Mitigation of liquefaction risk in layered soils via stone column drains: numerical study and novel uncoupled approach

This paper investigates the effectiveness of vertical gravel drains for liquefaction mitigation in stratified soil deposits, emphasising the overlooked hydro-mechanical interaction with adjacent non-liquefiable layers. A comprehensive series of fully coupled 3D finite element analyses was first conducted in the OpenSees framework, modelling a unit cell within an indefinite drain system. Different spacing ratios, soil types, and seismic inputs were examined to provide generality and robustness to the study.

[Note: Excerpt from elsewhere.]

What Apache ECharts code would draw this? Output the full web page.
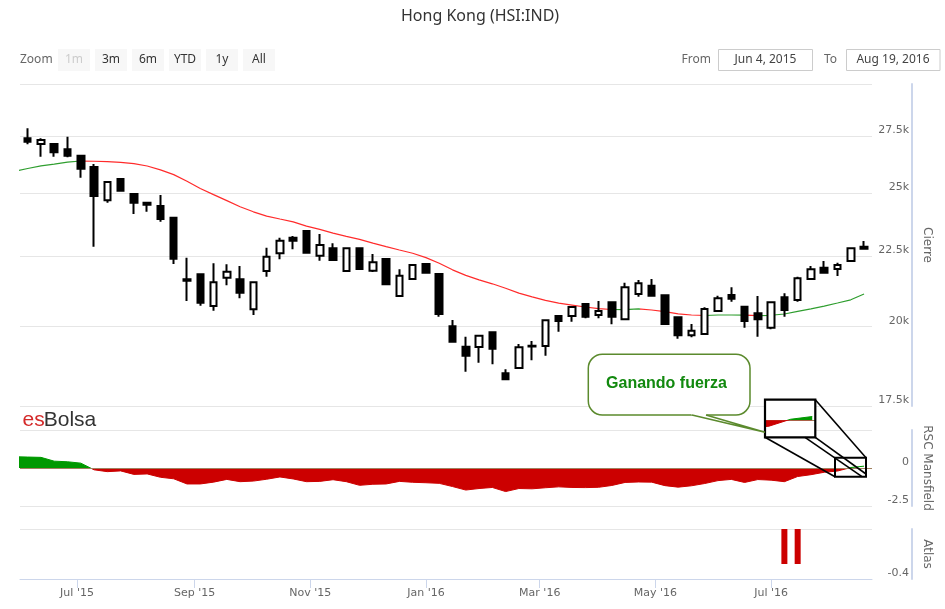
<!DOCTYPE html>
<html><head><meta charset="utf-8">
<script src="https://cdn.jsdelivr.net/npm/echarts@6.0.0/dist/echarts.min.js"></script>
<style>html,body{margin:0;padding:0;background:#fff}#c{width:945px;height:609px}</style>
</head><body><div id="c"></div>
<script>
// ---- data (weekly candles, Fridays) ----
const weeks = ['2015-06-05','2015-06-12','2015-06-19','2015-06-26','2015-07-03','2015-07-10','2015-07-17','2015-07-24','2015-07-31',
'2015-08-07','2015-08-14','2015-08-21','2015-08-28','2015-09-04','2015-09-11','2015-09-18','2015-09-25','2015-10-02','2015-10-09',
'2015-10-16','2015-10-23','2015-10-30','2015-11-06','2015-11-13','2015-11-20','2015-11-27','2015-12-04','2015-12-11','2015-12-18',
'2015-12-25','2016-01-01','2016-01-08','2016-01-15','2016-01-22','2016-01-29','2016-02-05','2016-02-12','2016-02-19','2016-02-26',
'2016-03-04','2016-03-11','2016-03-18','2016-03-25','2016-04-01','2016-04-08','2016-04-15','2016-04-22','2016-04-29','2016-05-06',
'2016-05-13','2016-05-20','2016-05-27','2016-06-03','2016-06-10','2016-06-17','2016-06-24','2016-07-01','2016-07-08','2016-07-15',
'2016-07-22','2016-07-29','2016-08-05','2016-08-12','2016-08-19'];
const opens = [27394,27134,27134,26894,26607,26108,24693,25588,24955,24594,24459,23985,21634,21816,20689,21692,21634,20574,21937,22598,
23195,23456,22500,22787,21937,22787,21947,22383,21038,21645,22196,21827,20000,19326,19317,19798,18484,18649,19330,19349,
20346,20346,20758,20380,20817,20233,21109,21404,21063,20301,19699,19742,20516,21074,20665,20437,19951,20992,20897,21645,
22059,22010,22308,22850];
const closes = [27239,27316,26759,26607,26034,24871,25460,25092,24594,24512,23932,22394,21583,20803,21526,21911,21155,21526,22469,23078,
23078,22620,22913,22345,22787,22010,22259,21454,21765,22159,21874,20414,19489,19037,19686,19261,18300,19307,19360,20199,
20176,20654,20322,20516,20322,21347,21490,21049,20075,19699,19851,20585,20957,20943,20176,20233,20817,20550,21670,21999,
21874,22159,22787,22774];
const lows = [27121,26562,26562,26535,25644,22848,24594,25092,24134,24226,23825,22196,20862,20699,20526,21418,20957,20380,21728,22371,
22749,22620,22319,22319,21937,22010,21900,21454,21038,21645,21874,20322,19489,18534,18815,18765,18300,18649,18891,19037,
19818,20152,20267,20267,20065,20233,21014,21014,20042,19587,19633,19742,20516,20838,19951,19653,19897,20322,20838,21645,
21851,21754,22308,22774];
const highs = [27857,27394,27134,27468,26639,26240,25490,25631,24955,24594,24913,24013,22432,21816,22222,22185,22122,21526,22810,23195,
23261,23456,23339,22979,22787,22787,22571,22383,21999,22196,22196,21827,20209,19653,19686,19798,18608,19414,19512,20199,
20346,20654,20758,20862,20817,21511,21608,21645,21063,20301,20075,20644,21049,21347,20665,21038,20817,21133,21728,22122,
22308,22244,22787,23066];
// moving average and RSC Mansfield start one week earlier
const lineStart = '2015-05-29';
const maValues = [25912,26043,26161,26231,26319,26371,26362,26345,26314,26253,26152,
25981,25778,25494,25185,24930,24680,24426,24222,24049,23932,
23817,23650,23523,23374,23245,23132,22986,22852,22722,22598,
22432,22226,21980,21776,21612,21472,21314,21141,21007,20887,
20786,20720,20654,20599,20568,20564,20592,20550,20492,20420,
20380,20363,20380,20380,20373,20356,20370,20414,20506,20592,
20685,20793,20904,21109];
const rscValues = [0.74,0.72,0.70,0.45,0.41,0.32,-0.12,-0.24,-0.19,-0.42,-0.39,
-0.61,-0.71,-1.05,-1.05,-0.93,-0.75,-0.90,-0.86,-0.74,-0.59,
-0.72,-0.90,-0.88,-0.77,-0.90,-1.14,-1.07,-1.05,-0.88,-0.94,
-0.97,-1.01,-1.22,-1.45,-1.35,-1.28,-1.55,-1.35,-1.37,-1.30,
-1.24,-1.28,-1.29,-1.27,-1.15,-0.95,-0.92,-0.93,-1.16,-1.26,
-1.17,-1.02,-0.83,-0.75,-0.95,-0.76,-0.80,-0.90,-0.56,-0.44,
-0.28,-0.20,0.03,0.12];
const atlasWeeks = ['2016-07-08','2016-07-15'];
const atlasValues = [-0.28,-0.28];
const priceTicks = [17500,20000,22500,25000,27500,30000];
const monthTicks = ['2015-07-01','2015-09-01','2015-11-01','2016-01-01','2016-03-01','2016-05-01','2016-07-01'];
const monthLabels = ["Jul '15","Sep '15","Nov '15","Jan '16","Mar '16","May '16","Jul '16"];
const maZoneBreaks = ['2015-07-02','2016-04-08','2016-04-23','2016-05-25','2016-06-15','2016-06-24'];

// ---- build ----
const GREEN_MA = '#2f9e2f', RED_MA = '#ff2b2b';
const GREEN = '#009900', RED = '#cc0000';
const ts = s => Date.parse(s.length > 10 ? s : s + 'T00:00:00Z');
const lineWeeks = [lineStart].concat(weeks);
const candleData = weeks.map((w, i) => [ts(w), Math.log(opens[i]), Math.log(closes[i]), Math.log(lows[i]), Math.log(highs[i])]);
const maData = lineWeeks.map((w, i) => [ts(w), Math.log(maValues[i])]);
const rscData = lineWeeks.map((w, i) => [ts(w), rscValues[i]]);
const atlasData = atlasWeeks.map((w, i) => [ts(w), atlasValues[i]]);
const monthTs = monthTicks.map(ts);
const logTicks = priceTicks.map(Math.log);

const maPieces = [];
const zoneColors = [GREEN_MA, RED_MA, GREEN_MA, RED_MA, GREEN_MA, RED_MA, GREEN_MA];
maZoneBreaks.forEach((b, k) => {
  const piece = { lt: ts(b), color: zoneColors[k] };
  if (k > 0) piece.gte = ts(maZoneBreaks[k - 1]);
  maPieces.push(piece);
});
maPieces.push({ gte: ts(maZoneBreaks[maZoneBreaks.length - 1]), color: zoneColors[zoneColors.length - 1] });

const X_MIN = ts('2015-05-31T22:34:00Z'), X_MAX = ts('2016-08-23T04:48:00Z');
const INSET_MIN = ts('2016-08-03T17:00:00Z'), INSET_MAX = ts('2016-08-20T00:00:00Z');
const AXIS_COLOR = '#ccd6eb';
const FONT = 'DejaVu Sans';

function hiddenX(grid, min, max) {
  return { type: 'value', gridIndex: grid, min: min, max: max, show: false, splitLine: { show: false } };
}
function rightY(grid, extra) {
  return Object.assign({
    type: 'value', gridIndex: grid, position: 'right', offset: 40,
    axisLine: { show: true, lineStyle: { color: AXIS_COLOR, width: 2 } },
    axisTick: { show: false },
    splitLine: { show: true, lineStyle: { color: '#e6e6e6', width: 1 } },
    nameLocation: 'middle', nameRotate: -90, nameGap: 7,
    nameTextStyle: { color: '#666', fontSize: 12, fontFamily: FONT }
  }, extra);
}
const labelBase = { inside: true, margin: 3, color: '#666', fontSize: 11, fontFamily: FONT, verticalAlign: 'bottom' };

const zeroLine = {
  silent: true, symbol: 'none', label: { show: false },
  lineStyle: { color: '#a08060', width: 1, type: 'solid' },
  data: [{ yAxis: 0 }]
};

const uiFont = '12px "Noto Sans"';
const buttons = ['1m', '3m', '6m', 'YTD', '1y', 'All'];
const graphics = [];
function txt(x, y, text, fill, font, align, z) {
  return { type: 'text', x: x, y: y, z: z || 50, style: { text: text, fill: fill, font: font, align: align, verticalAlign: 'middle', textAlign: align, textVerticalAlign: 'middle' } };
}
graphics.push(txt(20, 60, 'Zoom', '#666', uiFont, 'left'));
buttons.forEach((b, k) => {
  const bx = 58 + 37 * k;
  graphics.push({ type: 'rect', z: 50, shape: { x: bx, y: 49, width: 32, height: 22 }, style: { fill: '#f7f7f7' } });
  graphics.push(txt(bx + 16, 60, b, k === 0 ? '#cccccc' : '#333', uiFont, 'center', 51));
});
graphics.push(txt(681.5, 60, 'From', '#666', uiFont, 'left'));
graphics.push({ type: 'rect', z: 50, shape: { x: 718.5, y: 49.5, width: 94, height: 21 }, style: { fill: '#fff', stroke: '#cccccc', lineWidth: 1 } });
graphics.push(txt(765.5, 60, 'Jun 4, 2015', '#444', uiFont, 'center', 51));
graphics.push(txt(824, 60, 'To', '#666', uiFont, 'left'));
graphics.push({ type: 'rect', z: 50, shape: { x: 846.5, y: 49.5, width: 93.5, height: 21 }, style: { fill: '#fff', stroke: '#cccccc', lineWidth: 1 } });
graphics.push(txt(893, 60, 'Aug 19, 2016', '#444', uiFont, 'center', 51));
// esBolsa credit
graphics.push(txt(22.5, 420, 'es', '#d42a2a', '21px "Liberation Sans"', 'left'));
graphics.push(txt(43.7, 420, 'Bolsa', '#333', '21px "Liberation Sans"', 'left'));
// callout bubble
const CALLOUT = '#5b8a2d';
graphics.push({ type: 'rect', z: 60, shape: { x: 588.3, y: 354.3, width: 161.7, height: 60.7, r: 14 }, style: { fill: '#fff', stroke: CALLOUT, lineWidth: 1.5 } });
graphics.push({ type: 'polygon', z: 61, shape: { points: [[691.3, 413.2], [706.7, 413.2], [706, 415.8], [765, 432.3], [692, 415.8]] }, style: { fill: '#fff' } });
graphics.push({ type: 'polyline', z: 62, shape: { points: [[692, 415], [765, 432.3], [706, 415]] }, style: { stroke: CALLOUT, lineWidth: 1.5, fill: null } });
graphics.push(txt(666.5, 384, 'Ganando fuerza', '#12890f', 'bold 16px "Liberation Sans"', 'center', 63));
// magnifier
graphics.push({ type: 'rect', z: 5, shape: { x: 765, y: 399.7, width: 50.3, height: 37.6 }, style: { fill: '#fff' } });
graphics.push({ type: 'rect', z: 40, shape: { x: 765, y: 399.7, width: 50.3, height: 37.6 }, style: { fill: 'rgba(0,0,0,0)', stroke: '#000', lineWidth: 2.2 } });
graphics.push({ type: 'rect', z: 40, shape: { x: 835, y: 457.7, width: 31, height: 19 }, style: { fill: 'rgba(0,0,0,0)', stroke: '#000', lineWidth: 2 } });
[[815.3, 399.7, 866, 457.7], [765, 437.3, 835, 476.7], [805, 437.3, 862, 476.7], [815.3, 437.3, 866, 474]].forEach(l => {
  graphics.push({ type: 'line', z: 40, shape: { x1: l[0], y1: l[1], x2: l[2], y2: l[3] }, style: { stroke: '#000', lineWidth: 1.6 } });
});

const option = {
  animation: false,
  backgroundColor: '#fff',
  textStyle: { fontFamily: FONT },
  title: { text: 'Hong Kong (HSI:IND)', left: 396, top: 3, textStyle: { fontFamily: 'Noto Sans', fontSize: 16, fontWeight: 'normal', color: '#333' } },
  grid: [
    { left: 20, right: 73, top: 84, height: 322, outerBoundsMode: 'none' },
    { left: 20, right: 73, top: 430, height: 76, outerBoundsMode: 'none' },
    { left: 20, right: 73, top: 529, height: 50, outerBoundsMode: 'none' },
    { left: 765, top: 399.7, width: 50.3, height: 37.6, outerBoundsMode: 'none' }
  ],
  xAxis: [
    hiddenX(0, X_MIN, X_MAX),
    hiddenX(1, X_MIN, X_MAX),
    {
      type: 'value', gridIndex: 2, min: X_MIN, max: X_MAX, position: 'bottom',
      axisLine: { show: true, onZero: false, lineStyle: { color: AXIS_COLOR, width: 1 } },
      axisTick: { show: true, customValues: monthTs, length: 9, lineStyle: { color: AXIS_COLOR } },
      axisLabel: { customValues: monthTs, margin: 9, color: '#666', fontSize: 11, fontFamily: FONT,
        formatter: v => { const k = monthTs.indexOf(v); return k >= 0 ? monthLabels[k] : ''; } },
      splitLine: { show: false }
    },
    hiddenX(3, INSET_MIN, INSET_MAX)
  ],
  yAxis: [
    rightY(0, {
      min: logTicks[0], max: logTicks[logTicks.length - 1], name: 'Cierre',
      axisTick: { show: false, customValues: logTicks },
      axisLabel: Object.assign({}, labelBase, { customValues: logTicks,
        formatter: v => { const p = Math.round(Math.exp(v)); return p >= 29999 ? '' : (p / 1000) + 'k'; } })
    }),
    rightY(1, {
      min: -2.5, max: 2.5, interval: 2.5, name: 'RSC Mansfield',
      axisLabel: Object.assign({}, labelBase, { formatter: v => v > 0 ? '' : String(v) })
    }),
    rightY(2, {
      min: -0.4, max: 0, interval: 0.4, name: 'Atlas',
      axisLabel: Object.assign({}, labelBase, { formatter: v => v === 0 ? '' : String(v) })
    }),
    { type: 'value', gridIndex: 3, min: -0.57, max: 0.68, show: false, splitLine: { show: false } }
  ],
  visualMap: [
    { type: 'piecewise', show: false, seriesIndex: 1, dimension: 0, pieces: maPieces },
    { type: 'piecewise', show: false, seriesIndex: [2, 4], dimension: 1,
      pieces: [{ gte: -10, lt: 0, color: RED }, { gte: 0, lt: 10, color: GREEN }] }
  ],
  series: [
    { type: 'candlestick', xAxisIndex: 0, yAxisIndex: 0, z: 3, barWidth: 7, data: candleData,
      encode: { x: 0, y: [1, 2, 3, 4] },
      itemStyle: { color: '#fff', color0: '#000', borderColor: '#000', borderColor0: '#000', borderColorDoji: '#000', borderWidth: 2 } },
    { type: 'line', xAxisIndex: 0, yAxisIndex: 0, z: 2, data: maData, showSymbol: false, symbol: 'none',
      lineStyle: { width: 1.2 } },
    { type: 'line', xAxisIndex: 1, yAxisIndex: 1, z: 2, data: rscData, showSymbol: false, symbol: 'none',
      lineStyle: { width: 1 }, areaStyle: { opacity: 1 }, markLine: zeroLine },
    { type: 'bar', xAxisIndex: 2, yAxisIndex: 2, data: atlasData, barWidth: 6, itemStyle: { color: RED } },
    { type: 'line', xAxisIndex: 3, yAxisIndex: 3, z: 12, data: rscData, showSymbol: false, symbol: 'none',
      lineStyle: { width: 1 }, areaStyle: { opacity: 1 }, markLine: zeroLine }
  ],
  graphic: { elements: graphics }
};
const chart = echarts.init(document.getElementById('c'), null, { renderer: 'canvas' });
chart.setOption(option);
</script></body></html>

The main outcome from the numerical analyses is that gravel drains significantly reduce both the peak excess pore water pressure and the duration of high pore pressures, with the hydraulic conditions imposed by the overlying non-liquefiable layers proving critical, particularly near layer interfaces. To quantify mitigation effectiveness, a new integral, dimensionless parameter was proposed, which conveys both the magnitude and dissipation time of the excess pore water pressures. As a further outcome, this study extends to axisymmetric conditions a 1D uncoupled approach recently proposed for assessing free-field liquefaction, incorporating improvements to capture non-uniform cyclic loading and frequency variations induced by pore pressure build-up. The methodology couples a nonlinear total stress seismic response analysis with an iterative excess pore pressure computation using the Stockwell transform, implemented via a Finite Difference scheme in Matlab. Successful validation against the benchmark fully coupled 3D analyses proves that the uncoupled approach can be effectively adopted with low computational cost.